Las andanzas de este grupo yihadista se iniciaron en 2017, motivadas porque una empresa francesa inició el proceso de explotación de gas. Si bien, la presencia militar disuadió a los yihadistas, hasta ahora, pero eso no les ha impedido atacar a los sectores más vulnerables de la sociedad: a la indefensa y desasistida población civil. Por desgracia, como en el Sahel, la respuesta de las fuerzas armadas mozambiqueñas ha sido brutal e indiscriminada. Amnistía Internacional (AI) les acusaba de crímenes, lo cual explica el porqué de que la población se haya desplazado a otros lugares huyendo del terror de unos y la represión de los otros. EEUU va a prestar su apoyo, formando a las tropas del país para mejorar su lucha antiterrorista. Sin embargo, de nuevo, hay que atacar la base del problema: las enormes brechas sociales. Así como buscar la manera de destruir las redes yihadistas, aquellas que les financian y les contagian de ideología.
El proceso de radicalización se fraguó como siempre con un pequeño grupo, en 2010, cuando varios integrantes de una secta no violenta fueron a ampliar sus estudios del Corán a otros países circundantes como Tanzania, Kenia y Somalia, y entraron en contacto con el wahabismo (preeminente en Arabia Saudí y que defiende el integrismo más conservador). Su inspirador, el predicador Aboud Rogo, de Kenia, sería asesinado en 2012, para entonces, la llama del radicalismo había prendido en ellos. Poco a poco, fue creciendo su número hasta ya alcanzar los dos millares. Encontraron medios ilegales de autofinanciarse y propagar su ideario, ganando adeptos a través de la prédica y de una serie de ayudas económicas en la población necesitada, hasta que se constituyeron, como organización, autodenominándose Al Shabab.

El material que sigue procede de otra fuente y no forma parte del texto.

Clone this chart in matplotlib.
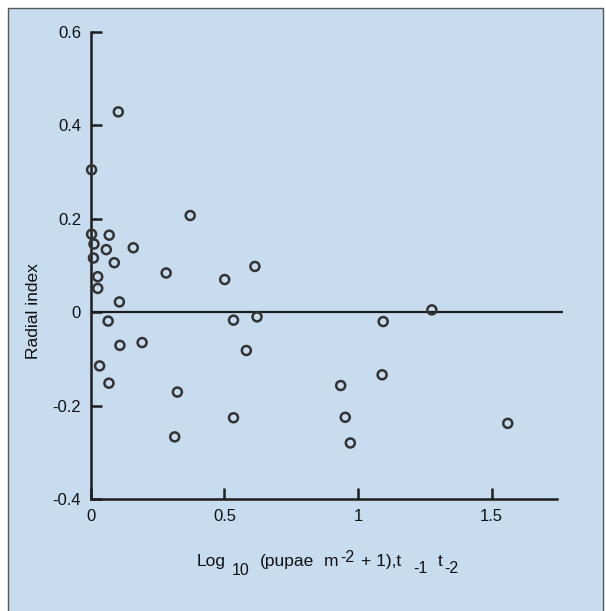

De nuevo, el discurso ultramontano calaba entre unos segmentos de la sociedad desprotegida y, sobre todo, incidía en unos jóvenes que se encontraban perdidos o sin una brújula hacia dónde dirigir sus aspiraciones. La religión, el Islam, se convertía en un faro. Y, al mismo tiempo, se encomendaban a una gran causa emulando a otros grupos para enfrentarse a un sistema del que se sentían marginales y que les ofrecía un motivo trascedente que iba más allá de ellos mismos. La fe, desde luego, puede ser un catártico muy fuerte y nada desdeñable para movilizar a la población afín.
En un marco como este, desde luego, la desesperación (la riqueza del subsuelo no llega a sus habitantes) explica, pero no justifica que este discurso fanático prenda, aunque, hay que señalar que, de momento, no de forma generalizada (debido a la torpeza de la crueldad yihadista). Más cuando la reacción gubernamental ha sido bastante escasa o equívoca, minimizando la cuestión, o mandando a fuerzas que han provocado más daño y temor que soluciones eficaces. Todo este proceso se ha ido larvando a pesar de que las autoridades religiosas locales advirtieron de lo que estaba sucediendo. Pero el Gobierno no las escuchó. Se constituyeron campos de entrenamiento y llegaron incluso combatientes extranjeros. La amenaza no se tradujo en hechos hasta que el 5 de octubre de 2017 empezaron en serio. La retroalimentación de la violencia se ha ido haciendo más grave. En estos años, Al Shabab ha protagonizado otros golpes de efecto muy audaces y favorables para la propaganda de su causa, como la toma simbólica de las ciudades de Mocimboa da Praia y Quissanga, o el ataque a las islas del Archipiélago de Quirimbas. Y las únicas medidas del Gobierno mozambiqueño fueron la contratación de mercenarios sudafricanos, sin darse cuenta de que podrían empeorar la situación, siendo la población la que pagase las consecuencias, como así ha sido. La crueldad de los yihadistas se ha unido a la de los militares contratados (sin apego por los habitantes), con lo cual el resultado ha sido nefasto.
El crimen contra civiles, señalado al principio, no deja de ser una advertencia preocupante que demuestra que este grupo yihadista no se anda con medias tintas y puede ir a más. O formas parte de su organización y cumples sus mandatos o caes víctima de sus machetes. No se puede menospreciar la gravedad de su amenaza, pero para atajarla el Estado ha de implicarse en la región ofreciendo seguridad y alternativas a la población, y no solo manu militari.